We previously did not distribute the Sass files in our packages’ dist directories, so you likely had an import path that looked like this:

@import "~@cmsgov/design-system-core/src/index";

In CMSDS v2, it will be changed to

@import "~@cmsgov/design-system/dist/scss/index";

Imports to @cmsgov/design-system-layout or @cmsgov/design-system-support are now included in the main scss entry point. If you would like to only import specific styles, see the @cmsgov/design-system README.md for more info on our SASS architecture.

See the theming page for more specific information on overriding the default Sass variables or CSS declarations.

Importing Javascript

V2 adds support for an ES module version of our JS, which can be found in the dist/esnext directory. Our package.json has been updated to use the modules property, which is used by bundlers like Webpack and Rollup to point to the ES module entry point when possible. For most users this won't require any change. See the documentation on importing React components for more information on importing Javascript and ES module support.

Your project also should not contain any src folder imports for React components. While JavaScript files were always available in the src directory before, it was never recommended to import the source version directly.

Fonts and Images

Fonts and images are now stored in @cmsgov/design-system/dist/fonts and @cmsgov/design-system/dist/images. Previously they were stored in @cmsgov/design-system/fonts and @cmsgov/design-system/images.

If you’re using a tool like webpack to collect the images and fonts during your app’s build process, you will need to update the appropriate path variables. A typical Sass import might have looked like this:

$font-path: "~@cmsgov/design-system-core/fonts";
$image-path: "~@cmsgov/design-system-core/images";

When migrating to v2, it will need to be changed to:

$font-path: "~@cmsgov/design-system/dist/fonts";
$image-path: "~@cmsgov/design-system/dist/images";

Focus styles

CMSDS focus styles will now be considered a draft feature, and will be turned off by default. Focus styles can be reenabled by setting the $ds-include-focus-styles build variable to true, but these styles will likely change in the future as we iterate on our design. See the theming page for more information on how to customize or enable focus styles.

Why the change?

When we first released focus styles in version 3.6.0, our goal was to provide a recommended focus style implementation that would incorporate accessibility and best practices, much of which was informed by UKgov's research and USWDS's focus state implementation. While we spent 4 months developing, iterating, and gathering feedback before the release, we made several mistakes in the process. Due to communication and process shortcomings, our team wasn't able to fully consider how our design would impact existing focus styles, or whether or not our design was too specific. Our team assumed that the SCSS variables we provided were sufficient to adapt the focus styles for different use cases and we neglected to add an easy way to opt-out of the new feature.

In this release, we worked to correct these mistakes by putting the new styles under a flag and turning them off by default.

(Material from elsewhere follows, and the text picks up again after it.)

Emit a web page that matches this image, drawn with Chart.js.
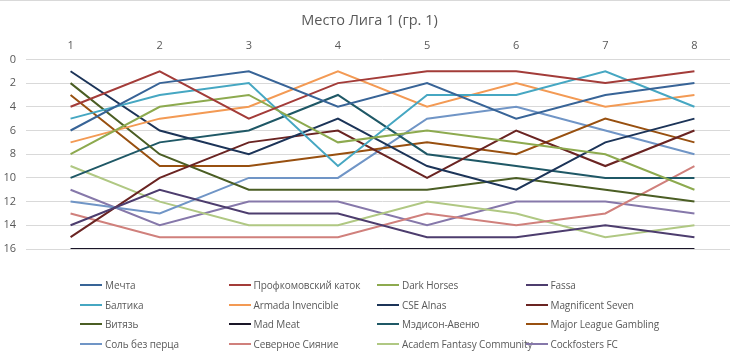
<!DOCTYPE html>
<html>
<head>
<meta charset="utf-8">
<script src="https://cdn.jsdelivr.net/npm/chart.js@4"></script>
<style>
    html, body { margin: 0; padding: 0; background: #fff; overflow: hidden; }
    #wrap { position: relative; width: 730px; height: 353px; overflow: hidden; border-top: 1px solid #d9d9d9; box-sizing: border-box; }
    #chart { position: absolute; left: 0; top: -1px; }
    #legend-container { position: absolute; left: 0; top: 0; width: 730px; height: 353px; pointer-events: none; }
    .lg-item { position: absolute; display: flex; align-items: center; height: 14px; font-family: "Open Sans", "Noto Sans", sans-serif; font-size: 10px; letter-spacing: -0.1px; color: #595959; white-space: nowrap; }
    .lg-box { display: inline-block; width: 22px; height: 2px; margin-right: 3px; }
</style>
</head>
<body>
<div id="wrap">
    <canvas id="chart" width="740" height="354"></canvas>
    <div id="legend-container"></div>
</div>
<script>
const rounds = ['1', '2', '3', '4', '5', '6', '7', '8'];
const yTicks = [0, 2, 4, 6, 8, 10, 12, 14, 16];

const teams = [
    'Мечта', 'Профкомовский каток', 'Dark Horses', 'Fassa',
    'Балтика', 'Armada Invencible', 'CSE Alnas', 'Magnificent Seven',
    'Витязь', 'Mad Meat', 'Мэдисон-Авеню', 'Major League Gambling',
    'Соль без перца', 'Северное Сияние', 'Academ Fantasy Community', 'Cockfosters FC'
];

const mechta      = [6, 2, 1, 4, 2, 5, 3, 2];
const profkom     = [4, 1, 5, 2, 1, 1, 2, 1];
const darkHorses  = [8, 4, 3, 7, 6, 7, 8, 11];
const fassa       = [14, 11, 13, 13, 15, 15, 14, 15];
const baltika     = [5, 3, 2, 9, 3, 3, 1, 4];
const armada      = [7, 5, 4, 1, 4, 2, 4, 3];
const cseAlnas    = [1, 6, 8, 5, 9, 11, 7, 5];
const magnificent = [15, 10, 7, 6, 10, 6, 9, 6];
const vityaz      = [2, 8, 11, 11, 11, 10, 11, 12];
const madMeat     = [16, 16, 16, 16, 16, 16, 16, 16];
const madison     = [10, 7, 6, 3, 8, 9, 10, 10];
const mlg         = [3, 9, 9, 8, 7, 8, 5, 7];
const sol         = [12, 13, 10, 10, 5, 4, 6, 8];
const severnoe    = [13, 15, 15, 15, 13, 14, 13, 9];
const academ      = [9, 12, 14, 14, 12, 13, 15, 14];
const cockfosters = [11, 14, 12, 12, 14, 12, 12, 13];

const series = [mechta, profkom, darkHorses, fassa, baltika, armada, cseAlnas, magnificent,
    vityaz, madMeat, madison, mlg, sol, severnoe, academ, cockfosters];

const colors = [
    '#386497', '#a33c39', '#8daa4f', '#4d3d6e',
    '#46a7c2', '#f39a54', '#1c3458', '#6a2422',
    '#4b5e24', '#1a1628', '#1f5866', '#985010',
    '#7095c6', '#d0807c', '#b0c883', '#8678aa'
];

const ctx = document.getElementById('chart');

// legend drawn as html in 4 columns like the excel one
const GridLegendPlugin = {
    id: 'gridLegend',
    afterUpdate(chart, args, options) {
        const box = document.getElementById(options.containerID);
        box.innerHTML = '';
        chart.data.datasets.forEach((ds, i) => {
            const item = document.createElement('div');
            item.className = 'lg-item';
            item.style.left = (options.left + (i % 4) * options.colWidth) + 'px';
            item.style.top = (options.top + Math.floor(i / 4) * options.rowHeight - 7) + 'px';

            const sw = document.createElement('span');
            sw.className = 'lg-box';
            sw.style.background = ds.borderColor;

            const txt = document.createElement('span');
            txt.appendChild(document.createTextNode(ds.label));

            item.appendChild(sw);
            item.appendChild(txt);
            box.appendChild(item);
        });
    }
};

new Chart(ctx, {
    type: 'line',
    data: {
        labels: rounds,
        datasets: teams.map((name, i) => ({
            label: name,
            data: series[i],
            borderColor: colors[i],
            backgroundColor: colors[i],
            borderWidth: 2,
            pointRadius: 0,
            tension: 0,
            fill: false
        }))
    },
    plugins: [GridLegendPlugin],
    options: {
        responsive: false,
        animation: false,
        layout: { padding: { left: 0, right: 1, top: 0, bottom: 105 } },
        plugins: {
            legend: { display: false },
            tooltip: { enabled: false },
            title: {
                display: true,
                text: 'Место Лига 1 (гр. 1)',
                color: '#595959',
                font: { family: '"Open Sans", "Noto Sans", sans-serif', size: 14.5, weight: 'normal' },
                padding: { top: 12, bottom: 0 }
            },
            gridLegend: {
                containerID: 'legend-container',
                left: 80, top: 284, colWidth: 148.5, rowHeight: 19.6
            }
        },
        scales: {
            x: {
                type: 'category',
                position: 'top',
                offset: true,
                grid: { display: false, drawTicks: false },
                border: { display: false },
                ticks: {
                    color: '#595959',
                    padding: 7,
                    font: { family: '"Open Sans", "Noto Sans", sans-serif', size: 11 }
                },
                afterFit(scale) { scale.height = 30; }
            },
            y: {
                reverse: true,
                min: yTicks[0],
                max: yTicks[yTicks.length - 1],
                grid: { color: '#d9d9d9', lineWidth: 1, drawTicks: false },
                border: { display: false },
                afterBuildTicks(scale) { scale.ticks = yTicks.map(v => ({ value: v })); },
                ticks: {
                    color: '#595959',
                    padding: 10,
                    font: { family: '"Open Sans", "Noto Sans", sans-serif', size: 11 }
                },
                afterFit(scale) { scale.width = 26; }
            }
        }
    }
});
</script>
</body>
</html>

In the future, we plan on iterating on our default styles to be more generalized and more in line with existing focus styles on CMS products. We will also be adding additional mixins, variables, and documentation to make it easier for teams to customize focus styles.

A note on versioning

When we decided to publish our new NPM packages for this release, we chose to start at v2.0.0 even though our old NPM packages were at v3.7.0. The main reason for this is that our past v2 and v3 major releases didn't introduce breaking changes to our design system according to our SemVer guidelines. These releases were also not aligned with our product communication and marketing, and were limited to developer usage.

With this major release, we are correcting past inconsistencies and unifying our versioning across NPM packages, our Sketch library, and product communication. Because we still have the same Github repo and release notes, we will be adopting a new naming convention for our release tags going forward; the version number will be prefixed with core- (i.e. core-2.0.0).

This was a difficult decision to make, but we believe this will make things more consistent and simpler going forward.